Over the last decade, that answer has increasingly shifted to eating out.
In that timeframe, households have increasingly spent more money on food outside of the home than what’s spent on eating at home. In that same time, the farmer’s share of the food dollar eaten outside of the home has declined while the share of food eaten at home has increased.
With a more than $550,000 grant from the National Institute of Food and Agriculture, researchers George Davis and Anubhab Gupta, in the Department of Agricultural and Applied Economics in Virginia Tech’s College of Agriculture and Life Sciences, are studying the effects of the changing food spending patterns on the profitability and welfare of farmers, food processors, and consumers, or welfare through the United States’ food supply chain.

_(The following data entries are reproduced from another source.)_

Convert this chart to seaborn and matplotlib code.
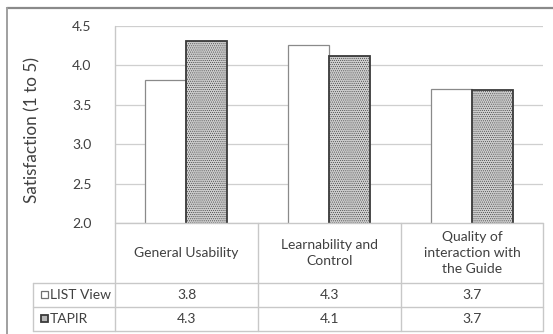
import matplotlib
matplotlib.use("Agg")
import matplotlib.pyplot as plt
from matplotlib.patches import Rectangle
from matplotlib.lines import Line2D
import pandas as pd
import seaborn as sns

# Survey results: mean satisfaction per aspect
categories = ["General Usability", "Learnability and\nControl", "Quality of\ninteraction with\nthe Guide"]
series = ["LIST View", "TAPIR"]
list_view = [3.82, 4.26, 3.70]
tapir = [4.31, 4.12, 3.69]
y_ticks = [2.0, 2.5, 3.0, 3.5, 4.0, 4.5]

df = pd.DataFrame({
    "category": categories * 2,
    "series": [series[0]] * 3 + [series[1]] * 3,
    "value": list_view + tapir,
})

sns.set_theme(style="white")
plt.rcParams["font.family"] = ["Lato", "DejaVu Sans"]
plt.rcParams["hatch.color"] = "#a8a8a8"
plt.rcParams["hatch.linewidth"] = 0.4

W, H = 553, 334
fig = plt.figure(figsize=(W / 100, H / 100), dpi=100)
fig.patch.set_facecolor("white")

# plot area in pixel terms
px_l, px_r, px_t, px_b = 115, 543, 26, 223
ax = fig.add_axes([px_l / W, 1 - px_b / H, (px_r - px_l) / W, (px_b - px_t) / H])

sns.barplot(data=df, x="category", y="value", hue="series", hue_order=series,
            order=categories, width=0.574, palette=["white", "#cdcdcd"],
            legend=False, ax=ax, saturation=1)

for i, bar in enumerate(ax.patches):
    if i < len(categories):
        bar.set_edgecolor("#8a8a8a")
        bar.set_linewidth(0.9)
    else:
        bar.set_edgecolor("#3a3a3a")
        bar.set_linewidth(1.3)
        bar.set_hatch("........")

ax.set_ylim(2.0, 4.5)
ax.set_xlim(-0.5, 2.5)
ax.set_yticks(y_ticks)
ax.set_yticklabels([f"{t:.1f}" for t in y_ticks], fontsize=10, color="#404040")
ax.tick_params(axis="y", length=0, pad=17)
ax.set_xticks([])
ax.set_xlabel("")
ax.set_ylabel("Satisfaction (1 to 5)", fontsize=12.3, color="#404040")
ax.yaxis.set_label_coords(-(115 - 40) / (px_r - px_l), (223 - 130) / (px_b - px_t))
for t in y_ticks:
    ax.axhline(t, color="#cfcfcf", lw=0.9, zorder=0)
for s in ax.spines.values():
    s.set_visible(False)
ax.set_axisbelow(True)

# overlay in pixel coordinates for the data table and frame
ov = fig.add_axes([0, 0, 1, 1], zorder=5)
ov.set_xlim(0, W)
ov.set_ylim(H, 0)
ov.axis("off")
ov.patch.set_alpha(0)

line_c = "#c8c8c8"
col_x = [33, 115, 258, 401, 543]
row_y = [223, 283, 307, 331]

# horizontal table rules
ov.add_line(Line2D([115, 543], [223, 223], color=line_c, lw=1))
for y in row_y[1:]:
    ov.add_line(Line2D([33, 543], [y, y], color=line_c, lw=1))
# vertical table rules
ov.add_line(Line2D([33, 33], [283, 331], color=line_c, lw=1))
ov.add_line(Line2D([115, 115], [26, 331], color=line_c, lw=1))
for x in col_x[2:]:
    ov.add_line(Line2D([x, x], [223, 331], color=line_c, lw=1))

txt_c = "#404040"
for j, cat in enumerate(categories):
    cx = (col_x[j + 1] + col_x[j + 2]) / 2
    ov.text(cx, (223 + 283) / 2, cat, ha="center", va="center", fontsize=10,
            color=txt_c, linespacing=1.4)
    ov.text(cx, (283 + 307) / 2, f"{list_view[j]:.1f}", ha="center", va="center",
            fontsize=10, color=txt_c)
    ov.text(cx, (307 + 331) / 2, f"{tapir[j]:.1f}", ha="center", va="center",
            fontsize=10, color=txt_c)

# legend keys in the table's first column
ov.add_patch(Rectangle((41, 291), 7, 7, facecolor="white", edgecolor="#707070", lw=0.9))
ov.text(50, 295, series[0], ha="left", va="center", fontsize=10, color=txt_c)
ov.add_patch(Rectangle((41, 315), 7, 7, facecolor="#b8b8b8", edgecolor="#3a3a3a", lw=1.3))
ov.text(50, 319, series[1], ha="left", va="center", fontsize=10, color=txt_c)

# chart frame (top and left edges)
ov.add_line(Line2D([7, W], [8, 8], color="#8a8a8a", lw=1.6))
ov.add_line(Line2D([7, 7], [8, H], color="#a0a0a0", lw=1.4))

fig.savefig("out.png", dpi=100)
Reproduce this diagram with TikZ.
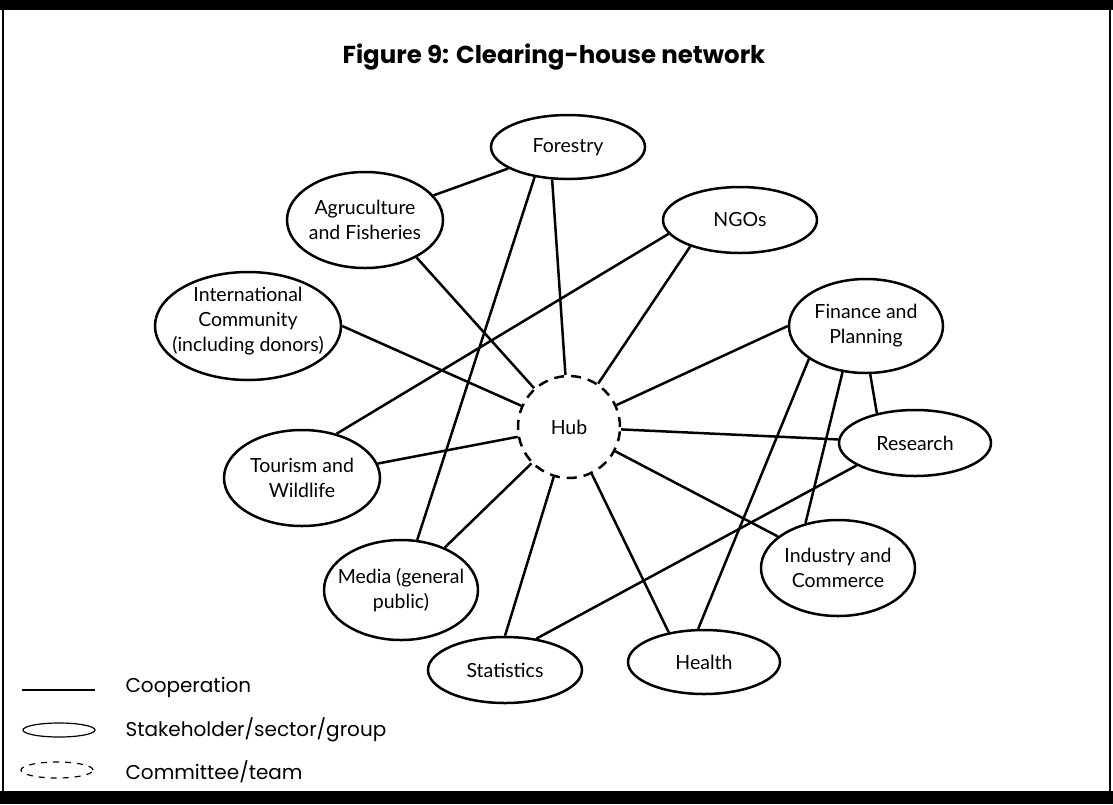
\documentclass[tikz,border=0pt]{standalone}
\usepackage{fontspec}
\setmainfont{Lato}
\newfontfamily\futura{Poppins}
\usetikzlibrary{shapes.geometric}

\begin{document}
\begin{tikzpicture}[x=1pt, y=-1pt,
	stakeholder/.style={draw, ellipse, line width=2.5pt, inner sep=0pt},
	cooperation/.style={line width=2.5pt},
	lbl/.style={font=\fontsize{19.5}{25}\selectfont, align=center},
	legendText/.style={font=\futura\fontsize{20}{22}\selectfont, anchor=west}]

% Draw frame.

	\useasboundingbox (0,0) rectangle (1113,804);
	\fill[black] (0,0) rectangle (1113,10);
	\fill[black] (0,791) rectangle (1113,804);
	\draw[line width=2pt] (3,0) -- (3,804);
	\draw[line width=1.5pt] (1110,0) -- (1110,804);

% Define nodes.

	%title
	\node[font=\futura\bfseries\fontsize{24.5}{28}\selectfont] (title) at (554,57) {Figure 9: Clearing-house network};

	%hub
	\node[draw, circle, line width=2.5pt, dash pattern=on 10pt off 7pt, minimum size=102pt, inner sep=0pt, font=\fontsize{19.5}{25}\selectfont] (hub) at (569,427) {Hub};

	%stakeholders
	\node[stakeholder, minimum width=154pt, minimum height=64pt, label={[lbl]center:Forestry}] (forestry) at (568,147) {};
	\node[stakeholder, minimum width=156pt, minimum height=96pt, label={[lbl]center:{Agruculture\\and Fisheries}}] (agri) at (365,220) {};
	\node[stakeholder, minimum width=154pt, minimum height=66pt, label={[lbl]center:NGOs}] (ngo) at (740,220) {};
	\node[stakeholder, minimum width=186pt, minimum height=108pt, label={[lbl, yshift=5pt]center:{International\\Community\\(including donors)}}] (intl) at (248,326) {};
	\node[stakeholder, minimum width=154pt, minimum height=94pt, label={[lbl]center:{Finance and\\Planning}}] (finance) at (866,326) {};
	\node[stakeholder, minimum width=152pt, minimum height=66pt, label={[lbl]center:Research}] (research) at (915,443) {};
	\node[stakeholder, minimum width=156pt, minimum height=96pt, label={[lbl]center:{Tourism and\\Wildlife}}] (tourism) at (302,478) {};
	\node[stakeholder, minimum width=154pt, minimum height=96pt, label={[lbl]center:{Industry and\\Commerce}}] (industry) at (838,568) {};
	\node[stakeholder, minimum width=154pt, minimum height=100pt, label={[lbl]center:{Media (general\\public)}}] (media) at (401,590) {};
	\node[stakeholder, minimum width=154pt, minimum height=66pt, label={[lbl]center:Statistics}] (stats) at (505,670) {};
	\node[stakeholder, minimum width=152pt, minimum height=64pt, label={[lbl]center:Health}] (health) at (704,662) {};

% Draw links.

	\draw[cooperation] (agri) -- (forestry);
	\draw[cooperation] (agri.-36) -- (hub);
	\draw[cooperation] (forestry.-116) -- (hub);
	\draw[cooperation] (forestry.-138) -- (media);
	\draw[cooperation] (ngo.-152) -- (hub);
	\draw[cooperation] (ngo.-169) -- (tourism.52);
	\draw[cooperation] (intl.0) -- (hub);
	\draw[cooperation] (tourism) -- (hub);
	\draw[cooperation] (media) -- (hub);
	\draw[cooperation] (stats.90) -- (hub);
	\draw[cooperation] (health.140) -- (hub);
	\draw[cooperation] (industry) -- (hub);
	\draw[cooperation] (research) -- (hub);
	\draw[cooperation] (finance.180) -- (hub);
	\draw[cooperation] (finance.-85) -- (research.142);
	\draw[cooperation] (finance.-117) -- (industry.126);
	\draw[cooperation] (finance.-150) -- (health.100);
	\draw[cooperation] (research.-159) -- (stats.45);

% Draw legend.

	\coordinate (coopTail) at (22,690);
	\coordinate (coopHead) at (95,690);
	\draw[line width=1.2pt] (coopTail) -- (coopHead);
	\node[draw, ellipse, line width=1.2pt, minimum width=72pt, minimum height=14pt, inner sep=0pt] (legStake) at (59,730) {};
	\node[draw, ellipse, line width=1.2pt, dash pattern=on 6pt off 6pt, minimum width=72pt, minimum height=16pt, inner sep=0pt] (legTeam) at (57,770) {};

	\node[legendText] (coopText) at (122,687) {Cooperation};
	\node[legendText] (stakeText) at (122,730) {Stakeholder/sector/group};
	\node[legendText] (teamText) at (122,772) {Committee/team};

\end{tikzpicture}
\end{document}
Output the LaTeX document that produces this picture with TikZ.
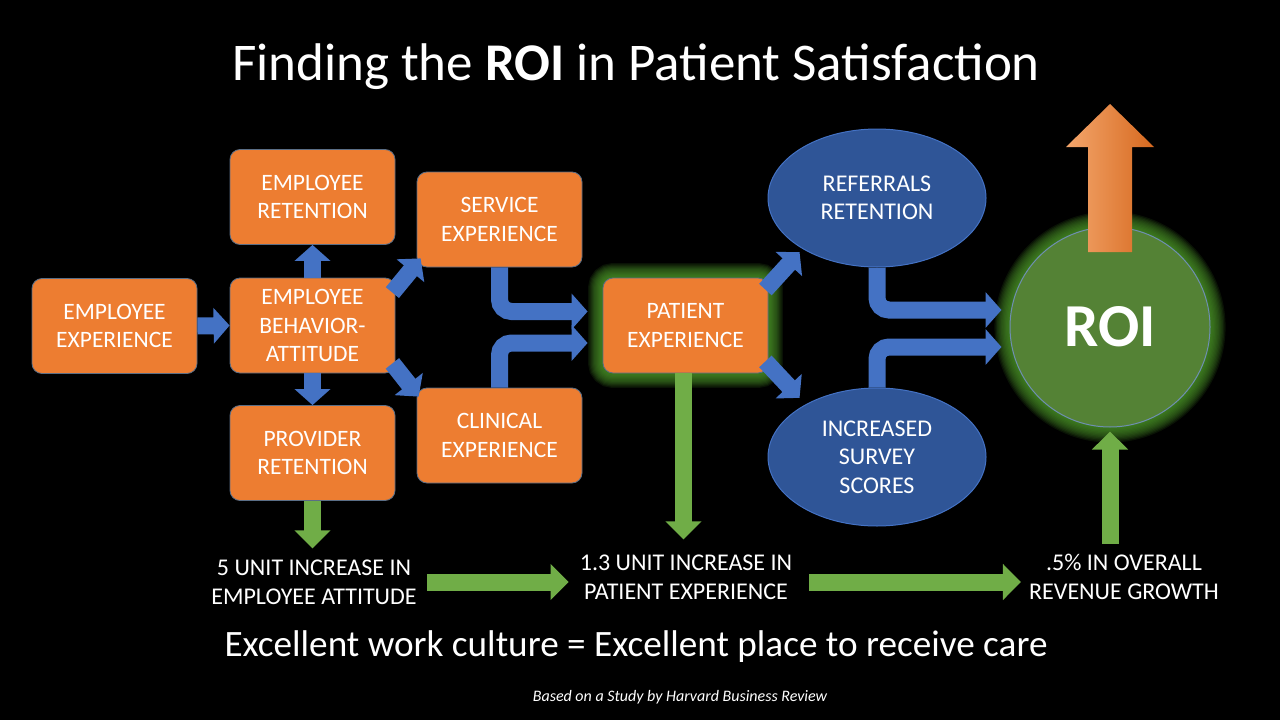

“Our project aims to look at the changing profitability and welfare effects in the food supply chain while recognizing that the effects will depend on the underlying market structure and consumer socioeconomic, demographic, and environmental factors,” said George Davis, professor in the Department of Agricultural and Applied Economics and project lead.
The research team has four objectives:
Look at how the difference between retail food prices and farm prices have changed over time as spending on food at home and food away from home has changed.
Determine to what extent consumers have benefitted from the change in eating food at home versus food away from home.
Consider what role the degree of competition within the food supply chain has affected profitability and welfare for the farmer, processors, and consumers as food spending patterns have changed.
Consider how alternative policies affecting food at home and food away from home spending will affect profitability and welfare throughout the food supply chain.
The project will combine well-established research areas that have not been joined before to understand important policy-relevant questions regarding price and quantity relationships, market structure, and welfare distribution throughout the associated market.
To achieve the objectives, the team will utilize public-use consumer expenditure survey microdata from the Bureau of Labor Statistics, NBER-CES Manufacturing Industry Database, and estimates from the literature.
“Our integrated framework will answer important policy and scenario questions related to socioeconomic and demographic profile of consumers, COVID-19, Ukraine war, etc. on welfare distribution throughout the food supply chain, while extending our knowledge on the four strands of literature and a unique way of integrating them,” Davis said.